* BEGIN RECORDS TO PROCESS *
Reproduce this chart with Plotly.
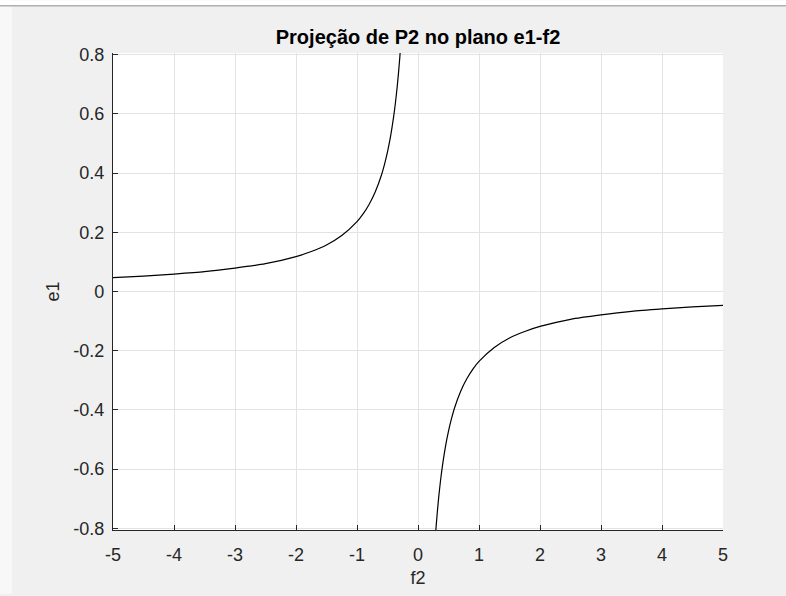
import plotly.graph_objects as go

# Left branch (f2 < 0) of the projection curve
f2_left = [-5.0, -4.5, -4.0, -3.5, -3.0, -2.5, -2.0, -1.75, -1.5, -1.25, -1.0,
           -0.9, -0.8, -0.7, -0.6, -0.55, -0.5, -0.45, -0.4, -0.37, -0.34,
           -0.32, -0.3, -0.29, -0.28]
e1_left = [0.047, 0.052, 0.059, 0.067, 0.079, 0.094, 0.118, 0.135, 0.157, 0.189, 0.236,
           0.262, 0.295, 0.337, 0.393, 0.429, 0.472, 0.524, 0.590, 0.638, 0.694,
           0.738, 0.787, 0.814, 0.843]

# Right branch (f2 > 0)
f2_right = [0.28, 0.29, 0.3, 0.32, 0.34, 0.37, 0.4, 0.45, 0.5, 0.55, 0.6,
            0.7, 0.8, 0.9, 1.0, 1.25, 1.5, 1.75, 2.0, 2.5, 3.0, 3.5, 4.0, 4.5, 5.0]
e1_right = [-0.843, -0.814, -0.787, -0.738, -0.694, -0.638, -0.590, -0.524, -0.472, -0.429, -0.393,
            -0.337, -0.295, -0.262, -0.236, -0.189, -0.157, -0.135, -0.118, -0.094, -0.079,
            -0.067, -0.059, -0.052, -0.047]

x_ticks = [-5, -4, -3, -2, -1, 0, 1, 2, 3, 4, 5]
x_labels = ["-5", "-4", "-3", "-2", "-1", "0", "1", "2", "3", "4", "5"]
y_ticks = [-0.8, -0.6, -0.4, -0.2, 0, 0.2, 0.4, 0.6, 0.8]
y_labels = ["-0.8", "-0.6", "-0.4", "-0.2", "0", "0.2", "0.4", "0.6", "0.8"]

W, H = 786, 596
ML, MR, MT, MB = 113, 63, 53, 64
PW, PH = W - ML - MR, H - MT - MB

AX = "#262626"
GRID = "#e3e3e3"
FONT = "Liberation Sans, Arial, Helvetica, sans-serif"

fig = go.Figure()
for xs, ys in ((f2_left, e1_left), (f2_right, e1_right)):
    fig.add_trace(go.Scatter(
        x=xs, y=ys, mode="lines", line=dict(color="black", width=1.2, shape="spline", smoothing=0.6),
        showlegend=False, hoverinfo="skip"))

axis_common = dict(
    showline=True, linecolor=AX, linewidth=1.3, mirror=False,
    ticks="inside", ticklen=5, tickwidth=1, tickcolor=AX,
    showgrid=True, gridcolor=GRID, gridwidth=1, zeroline=False,
    tickfont=dict(family=FONT, size=18, color=AX),
)

fig.update_layout(
    width=W, height=H,
    margin=dict(l=ML, r=MR, t=MT, b=MB),
    paper_bgcolor="#f0f0f0", plot_bgcolor="white",
    title=dict(text="<b>Projeção de P2 no plano e1-f2</b>",
               font=dict(family=FONT, size=20, color="black"),
               x=(ML + PW / 2) / W, xanchor="center",
               y=1 - 37 / H, yanchor="middle", yref="container"),
    xaxis=dict(range=[-5, 5], tickvals=x_ticks, ticktext=x_labels,
               ticklabelstandoff=8,
               title=dict(text="f2", font=dict(family=FONT, size=18, color=AX), standoff=7),
               **axis_common),
    yaxis=dict(range=[-0.806, 0.806], tickvals=y_ticks, ticktext=y_labels,
               title=dict(text="e1", font=dict(family=FONT, size=18, color=AX), standoff=8),
               ticklabelstandoff=4,
               **axis_common),
)

# Window chrome: pale strip at the left and top edge with a separator line
fig.add_shape(type="rect", xref="paper", yref="paper",
              x0=-ML / PW, x1=-(ML - 12) / PW, y0=-MB / PH, y1=1 + MT / PH,
              fillcolor="#f8f8f8", line_width=0, layer="below")
fig.add_shape(type="rect", xref="paper", yref="paper",
              x0=-ML / PW, x1=1 + MR / PW, y0=1 + (MT - 5) / PH, y1=1 + MT / PH,
              fillcolor="white", line_width=0, layer="below")
fig.add_shape(type="line", xref="paper", yref="paper",
              x0=-ML / PW, x1=1 + MR / PW, y0=1 + (MT - 5.5) / PH, y1=1 + (MT - 5.5) / PH,
              line=dict(color="#b0b0b0", width=1.5))

fig.write_html("out.html")
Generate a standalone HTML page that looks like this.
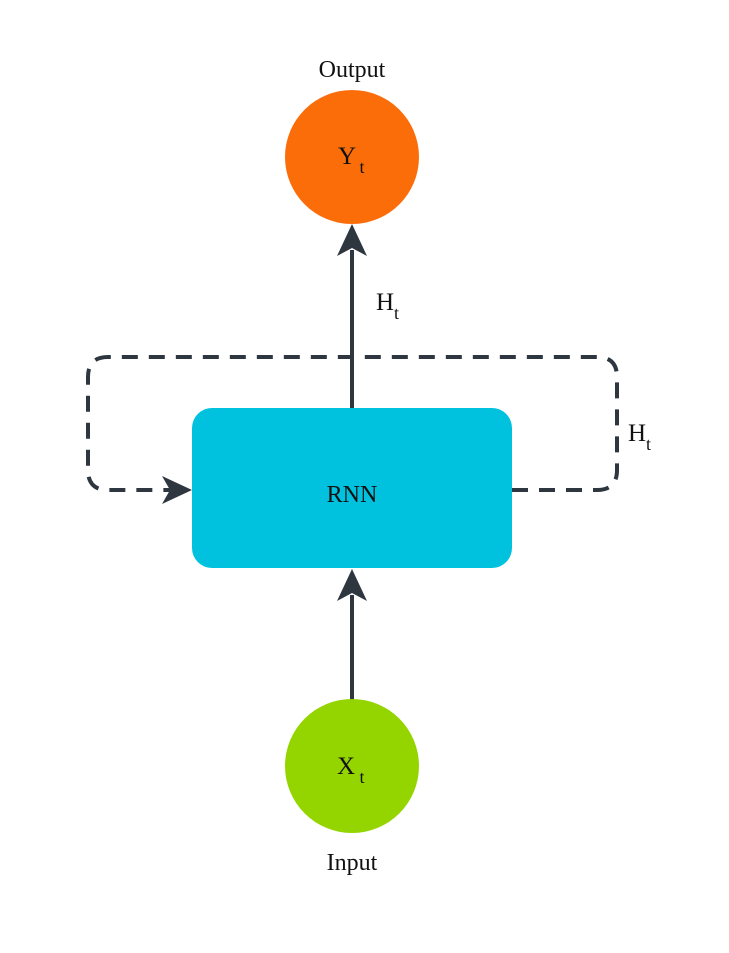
<!DOCTYPE html>
<html><head><meta charset="utf-8"><style>
html,body{margin:0;padding:0;background:#fff;}
svg{display:block;}
text{font-family:"Liberation Serif",serif;fill:#111;}
</style></head><body>
<svg width="729" height="953" viewBox="0 0 729 953">
<rect width="729" height="953" fill="#fff"/>
<path d="M512 490 H597 Q617 490 617 470 V377 Q617 357 597 357 H108 Q88 357 88 377 V470 Q88 490 108 490 H172" fill="none" stroke="#2e3640" stroke-width="4" stroke-dasharray="16 11"/>
<polygon points="192,490 162,476 170,490 162,504" fill="#2e3640"/>
<rect x="192" y="408" width="320" height="160" rx="20" fill="#00c1de"/>
<text x="352" y="502" font-size="24" text-anchor="middle">RNN</text>
<line x1="352" y1="408" x2="352" y2="250" stroke="#2e3640" stroke-width="4"/>
<polygon points="352,224 337,256 352,248 367,256" fill="#2e3640"/>
<line x1="352" y1="700" x2="352" y2="595" stroke="#2e3640" stroke-width="4"/>
<polygon points="352,569 337,601 352,593 367,601" fill="#2e3640"/>
<circle cx="352" cy="157" r="67" fill="#fb6d09"/>
<text x="347" y="164" font-size="25" text-anchor="middle">Y</text>
<text x="362" y="173" font-size="18" text-anchor="middle">t</text>
<text x="352" y="77" font-size="24" text-anchor="middle">Output</text>
<circle cx="352" cy="766" r="67" fill="#94d500"/>
<text x="346" y="774" font-size="25" text-anchor="middle">X</text>
<text x="362" y="783" font-size="18" text-anchor="middle">t</text>
<text x="352" y="870" font-size="24" text-anchor="middle">Input</text>
<text x="376" y="310" font-size="25">H</text>
<text x="394" y="319" font-size="18">t</text>
<text x="628" y="441" font-size="25">H</text>
<text x="646" y="450" font-size="18">t</text>
</svg>
</body></html>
* END RECORDS TO PROCESS *
■ **OBJECTIVE**: Every line in the data that holds "this" should be copied out.

■ **RESPONSE**:
Reproduce this chart with Plotly.
Generate a standalone HTML page that looks like this.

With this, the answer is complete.